• **SUPPLIED INFORMATION**
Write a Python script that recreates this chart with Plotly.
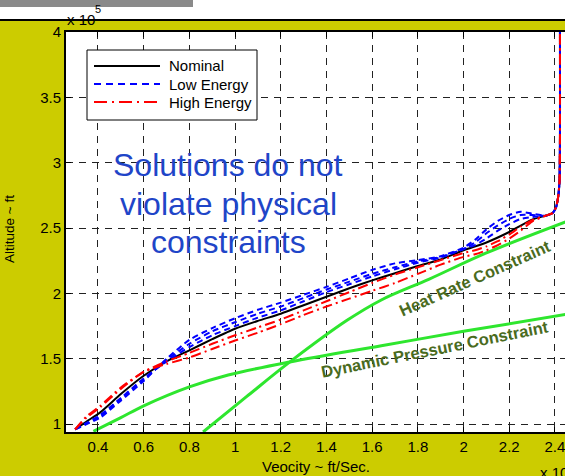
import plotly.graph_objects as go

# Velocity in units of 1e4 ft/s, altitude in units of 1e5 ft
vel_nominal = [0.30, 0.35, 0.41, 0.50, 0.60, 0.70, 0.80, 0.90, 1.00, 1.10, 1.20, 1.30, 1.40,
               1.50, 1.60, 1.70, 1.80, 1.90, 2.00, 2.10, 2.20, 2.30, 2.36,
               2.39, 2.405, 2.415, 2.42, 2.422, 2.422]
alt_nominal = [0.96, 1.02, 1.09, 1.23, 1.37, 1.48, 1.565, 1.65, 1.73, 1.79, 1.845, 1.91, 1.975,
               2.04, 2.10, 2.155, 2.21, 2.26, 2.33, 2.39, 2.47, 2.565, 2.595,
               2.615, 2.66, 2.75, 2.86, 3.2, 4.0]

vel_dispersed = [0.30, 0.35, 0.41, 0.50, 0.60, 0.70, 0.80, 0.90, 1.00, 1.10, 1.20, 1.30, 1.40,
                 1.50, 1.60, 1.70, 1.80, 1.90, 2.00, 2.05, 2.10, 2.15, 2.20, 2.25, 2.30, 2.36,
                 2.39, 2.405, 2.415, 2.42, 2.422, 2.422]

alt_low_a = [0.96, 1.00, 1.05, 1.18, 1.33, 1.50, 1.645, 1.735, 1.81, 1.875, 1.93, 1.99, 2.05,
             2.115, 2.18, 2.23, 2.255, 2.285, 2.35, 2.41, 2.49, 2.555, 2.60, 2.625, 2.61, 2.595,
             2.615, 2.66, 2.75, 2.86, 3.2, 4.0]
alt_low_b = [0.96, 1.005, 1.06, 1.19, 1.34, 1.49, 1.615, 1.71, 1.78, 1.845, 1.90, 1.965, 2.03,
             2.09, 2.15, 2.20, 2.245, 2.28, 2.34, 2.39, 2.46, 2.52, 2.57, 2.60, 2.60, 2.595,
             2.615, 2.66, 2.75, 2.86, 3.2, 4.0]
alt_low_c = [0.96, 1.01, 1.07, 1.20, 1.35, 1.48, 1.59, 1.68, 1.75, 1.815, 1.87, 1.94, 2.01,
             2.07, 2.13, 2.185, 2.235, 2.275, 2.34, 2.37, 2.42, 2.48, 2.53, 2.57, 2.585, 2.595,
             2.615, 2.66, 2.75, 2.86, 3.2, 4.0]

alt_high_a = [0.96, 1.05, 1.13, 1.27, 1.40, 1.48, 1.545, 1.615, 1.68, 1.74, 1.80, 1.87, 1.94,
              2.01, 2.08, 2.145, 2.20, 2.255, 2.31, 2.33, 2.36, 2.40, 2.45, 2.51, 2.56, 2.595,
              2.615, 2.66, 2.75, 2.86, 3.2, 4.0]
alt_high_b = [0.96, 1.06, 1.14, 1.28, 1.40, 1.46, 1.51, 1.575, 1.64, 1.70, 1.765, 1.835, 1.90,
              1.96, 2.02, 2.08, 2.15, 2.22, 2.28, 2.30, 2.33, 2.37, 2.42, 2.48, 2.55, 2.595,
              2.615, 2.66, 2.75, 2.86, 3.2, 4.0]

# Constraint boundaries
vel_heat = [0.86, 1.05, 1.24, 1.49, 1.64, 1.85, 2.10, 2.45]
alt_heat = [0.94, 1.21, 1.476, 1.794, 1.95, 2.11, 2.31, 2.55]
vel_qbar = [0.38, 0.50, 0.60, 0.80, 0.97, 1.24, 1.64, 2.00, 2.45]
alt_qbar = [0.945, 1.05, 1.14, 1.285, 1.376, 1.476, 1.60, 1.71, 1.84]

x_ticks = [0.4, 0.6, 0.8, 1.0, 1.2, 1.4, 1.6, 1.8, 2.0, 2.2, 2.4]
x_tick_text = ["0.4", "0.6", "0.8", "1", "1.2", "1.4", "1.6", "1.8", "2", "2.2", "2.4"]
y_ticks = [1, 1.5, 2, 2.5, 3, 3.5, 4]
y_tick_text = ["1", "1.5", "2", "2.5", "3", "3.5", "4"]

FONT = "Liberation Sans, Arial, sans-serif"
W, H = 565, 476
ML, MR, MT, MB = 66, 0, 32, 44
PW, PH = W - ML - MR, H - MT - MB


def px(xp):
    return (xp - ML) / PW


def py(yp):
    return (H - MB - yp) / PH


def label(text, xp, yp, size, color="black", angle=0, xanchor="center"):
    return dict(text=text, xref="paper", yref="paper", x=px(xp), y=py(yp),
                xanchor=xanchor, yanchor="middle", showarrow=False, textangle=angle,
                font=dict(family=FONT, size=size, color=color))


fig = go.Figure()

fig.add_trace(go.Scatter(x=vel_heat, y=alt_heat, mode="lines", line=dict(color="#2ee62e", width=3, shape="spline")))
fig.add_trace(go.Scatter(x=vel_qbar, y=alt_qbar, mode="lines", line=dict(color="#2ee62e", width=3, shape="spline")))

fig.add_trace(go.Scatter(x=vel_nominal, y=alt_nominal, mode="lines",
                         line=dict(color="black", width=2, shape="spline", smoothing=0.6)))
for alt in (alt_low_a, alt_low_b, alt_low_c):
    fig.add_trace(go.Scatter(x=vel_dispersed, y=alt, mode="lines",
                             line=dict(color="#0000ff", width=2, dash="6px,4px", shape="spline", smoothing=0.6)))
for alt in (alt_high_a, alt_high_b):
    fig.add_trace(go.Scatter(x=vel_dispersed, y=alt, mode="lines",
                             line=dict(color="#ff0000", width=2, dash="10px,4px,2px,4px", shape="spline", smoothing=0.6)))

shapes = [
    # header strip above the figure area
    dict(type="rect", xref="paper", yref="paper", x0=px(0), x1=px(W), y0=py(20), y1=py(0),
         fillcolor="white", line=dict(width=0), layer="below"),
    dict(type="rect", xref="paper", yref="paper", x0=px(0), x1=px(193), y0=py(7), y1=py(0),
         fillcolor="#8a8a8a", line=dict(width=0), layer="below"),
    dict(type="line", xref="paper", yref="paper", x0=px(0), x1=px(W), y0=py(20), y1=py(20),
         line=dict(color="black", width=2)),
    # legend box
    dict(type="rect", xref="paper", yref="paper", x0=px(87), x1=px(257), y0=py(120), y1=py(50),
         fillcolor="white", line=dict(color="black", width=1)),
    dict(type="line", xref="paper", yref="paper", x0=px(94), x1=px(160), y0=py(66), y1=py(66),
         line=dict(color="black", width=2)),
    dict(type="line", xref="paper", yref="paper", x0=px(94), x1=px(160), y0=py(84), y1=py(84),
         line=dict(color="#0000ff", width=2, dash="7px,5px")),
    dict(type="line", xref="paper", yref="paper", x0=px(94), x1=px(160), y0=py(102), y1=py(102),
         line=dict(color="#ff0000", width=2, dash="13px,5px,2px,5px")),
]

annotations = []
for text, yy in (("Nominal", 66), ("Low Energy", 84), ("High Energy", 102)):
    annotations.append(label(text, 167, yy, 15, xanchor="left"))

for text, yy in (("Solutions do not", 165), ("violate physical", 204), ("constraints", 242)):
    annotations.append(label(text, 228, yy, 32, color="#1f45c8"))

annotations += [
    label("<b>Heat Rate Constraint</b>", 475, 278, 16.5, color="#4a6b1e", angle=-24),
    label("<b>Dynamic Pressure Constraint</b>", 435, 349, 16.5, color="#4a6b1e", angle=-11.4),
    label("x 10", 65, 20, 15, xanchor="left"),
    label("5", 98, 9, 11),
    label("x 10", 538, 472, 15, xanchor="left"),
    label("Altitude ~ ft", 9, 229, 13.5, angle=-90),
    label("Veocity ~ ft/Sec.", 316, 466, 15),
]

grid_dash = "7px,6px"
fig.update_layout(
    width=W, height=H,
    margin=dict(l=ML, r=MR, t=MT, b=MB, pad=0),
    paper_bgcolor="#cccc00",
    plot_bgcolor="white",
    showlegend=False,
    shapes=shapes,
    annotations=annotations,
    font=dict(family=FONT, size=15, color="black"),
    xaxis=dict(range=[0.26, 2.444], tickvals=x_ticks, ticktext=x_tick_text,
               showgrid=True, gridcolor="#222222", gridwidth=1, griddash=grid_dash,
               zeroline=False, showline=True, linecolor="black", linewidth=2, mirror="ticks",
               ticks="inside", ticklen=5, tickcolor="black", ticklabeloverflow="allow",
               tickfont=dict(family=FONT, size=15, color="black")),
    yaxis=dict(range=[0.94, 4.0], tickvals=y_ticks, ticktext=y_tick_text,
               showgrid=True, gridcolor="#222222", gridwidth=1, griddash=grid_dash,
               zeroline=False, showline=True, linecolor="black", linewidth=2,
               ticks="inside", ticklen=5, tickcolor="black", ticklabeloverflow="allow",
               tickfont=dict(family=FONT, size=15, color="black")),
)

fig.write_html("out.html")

• **TASK INSTRUCTIONS**
Write out the lines from the start of the material to the line with "import plotly.graph_objects as go", inclusive and exactly. Skip the pictures.

• **ANSWER TO THE EXERCISE**
Write a Python script that recreates this chart with Plotly.
import plotly.graph_objects as go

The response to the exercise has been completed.